In both cases, he was not only terribly wrong, but also culpably wrong.
He had no right to kill innocents. He could have weighed their value higher. But he chose not to, preferring to pursue the glory of acting on his warped ideals.
He was rash to conclude that his heinous act would inspire. Rather, it disgusted. But he chose not to think hard about it, as doing so would have threatened his self-serving perceptions of significance.
So Breivik was definitely wrong. He's also definitely odd. But how does that differentiate him from other criminals, except in terms of magnitude of crime, or singleness of purpose?
He is fully capable of rational means-ends thinking. He just isn't either humble or sympathetic. So, he is depraved, not insane.
Regardless, Norway, just keep him permanently indoors, okay?
May '11
Re: Evil and Insanity Are Not the Same Thing
I don't know anything about Norwegian criminal law, but I make my living by trying to keep crazy and dangerous people locked up in mental hospitals here in the US. Sounds to me like Breivik was found "not guilty by reason of insanity", a better statement of which is "guilty but insane." In our system that means that the defendant has a mental disorder that makes him either incapable of understanding the wrongfulness of the conduct, or incapable of conforming his conduct to the legal standard (i.e., not killing people.)
In California an NGI defendant can be kept locked up in the hospital for a period of time equal to the max term of his sentence, but if he's still crazy and dangerous at the end of that time, his commitment can be legally extended. If he recovers his sanity he can petition for a restoration of sanity, and if that is granted he is returned to the criminal court to deal with the criminal charges. I suspect the Norwegian system is something like that, and that Breivik qualified as insane because he didn't grasp that killing people as an attention-getter is absolutely wrong/unjustifiable.
May '11
Re: Evil and Insanity Are Not the Same Thing
I agree that Breivik's crimes spring from something more than just mental illness. It looks like Breivik has some sort of psychotic disorder that gives him grandiose delusions, but the vast majority of people with psychotic disorders never break the law, and even among the small number who do, killing is rare, and among that small number of psychotic murderers this sort of mass slaughter is very, very rare. Call it sociopathy or evil, it's what makes hands-on mass-murderers like Breivik, as well as mass-murder from a distance, like Stalin,and Hitler.
Mar '11
Re: Evil and Insanity Are Not the Same Thing
Breivik's actions prove he is evil. The actions of the Norwegian government prove they are insane. It was the Norwegian Labor Party government that taught Breivik the lesson that terror works. By ruling Breivik insane they are shutting down the issue.

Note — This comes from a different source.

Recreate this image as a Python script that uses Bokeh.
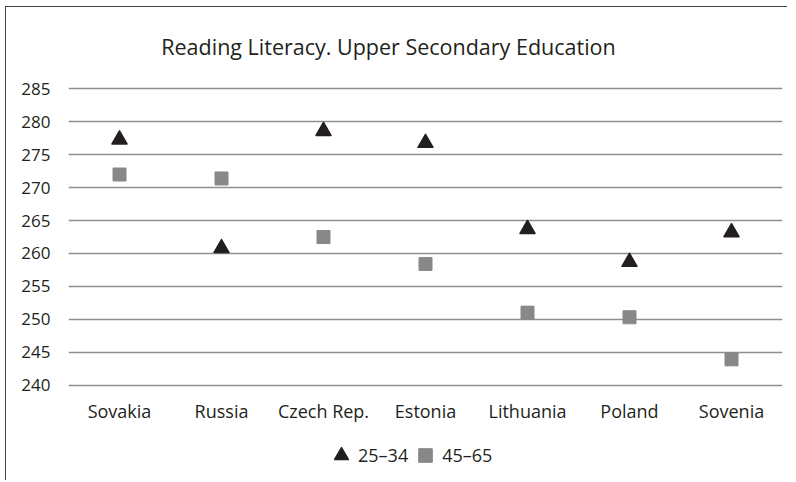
from bokeh.plotting import figure
from bokeh.models import Range1d, FixedTicker, Legend, LegendItem, Label
from bokeh.core.properties import value
from bokeh.embed import file_html
from bokeh.resources import INLINE

countries = ["Sovakia", "Russia", "Czech Rep.", "Estonia", "Lithuania", "Poland", "Sovenia"]
age_25_34 = [277.3, 260.8, 278.6, 276.8, 263.7, 258.7, 263.2]
age_45_65 = [272.0, 271.4, 262.5, 258.4, 251.0, 250.3, 243.9]
y_ticks = [240, 245, 250, 255, 260, 265, 270, 275, 280, 285]
series_names = ["25–34", "45–65"]
title_text = "Reading Literacy. Upper Secondary Education"

FONT = "Open Sans"
TEXT = "#231f20"
GRAY = "#888888"

# frame fills the canvas above/below the gridded band so legend/title are not clipped
p = figure(x_range=countries, y_range=Range1d(225.33, 297.39), width=782, height=474,
           output_backend="svg", toolbar_location=None,
           min_border_left=62, min_border_right=6, min_border_top=0, min_border_bottom=0)
p.outline_line_color = None
p.xgrid.grid_line_color = None
p.ygrid.grid_line_color = "#8f8f8f"
p.ygrid.grid_line_width = 1.3
p.yaxis.ticker = FixedTicker(ticks=y_ticks)
p.xaxis.visible = False
ya = p.yaxis[0]
ya.axis_line_color = None
ya.major_tick_line_color = None
ya.minor_tick_line_color = None
ya.major_tick_out = 0
ya.major_tick_in = 0
ya.major_label_text_font = FONT
ya.major_label_text_font_size = "17px"
ya.major_label_text_color = TEXT
ya.major_label_standoff = 18

# category labels under the lowest gridline
p.text(x=countries, y=[y_ticks[0]] * len(countries), text=countries, y_offset=26,
       text_align="center", text_baseline="middle", text_font=value(FONT),
       text_font_size="18px", text_color=TEXT)

r1 = p.scatter(countries, age_25_34, marker="triangle", size=15, fill_color=TEXT,
               line_color=TEXT, line_width=1.5, line_join="round")
r2 = p.scatter(countries, age_45_65, marker="square", size=13, fill_color=GRAY,
               line_color=GRAY, line_width=1)

title = Label(x=3.137, y=291.4, text=title_text, text_align="center",
              text_baseline="middle", text_font=FONT, text_font_size="21.5px",
              text_color=TEXT)
p.add_layout(title)

legend = Legend(items=[LegendItem(label=series_names[0], renderers=[r1]),
                       LegendItem(label=series_names[1], renderers=[r2])],
                orientation="horizontal", location=(256, 6),
                glyph_width=34, glyph_height=40, label_standoff=-7, spacing=0,
                padding=0, margin=0, border_line_color=None, background_fill_alpha=0,
                label_text_font=FONT, label_text_font_size="18px", label_text_color=TEXT)
p.add_layout(legend, "center")

p.styles = {"margin-left": "5px", "margin-top": "6px",
            "border-left": "1.5px solid #444444", "border-top": "1.5px solid #444444"}

open("out.html", "w").write(file_html(p, INLINE))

After an islamic terrorist atrocity "moderate" islamic leaders step up and deplore the violence; but explain that poor oppressed islamic youths were reacting to a lack of respect for their faith and their culture, then demand concessions in the name of tolerance and get some. The governments, including the Norwegian government, that make accommodations are guaranteeing there will be more atrocities.
Breivik is like an 'underpants gnome' only instead of forgetting what stage two of the plan is he jumped straight to stage two, seemingly believing the exploitation of the outrage would happen by magic.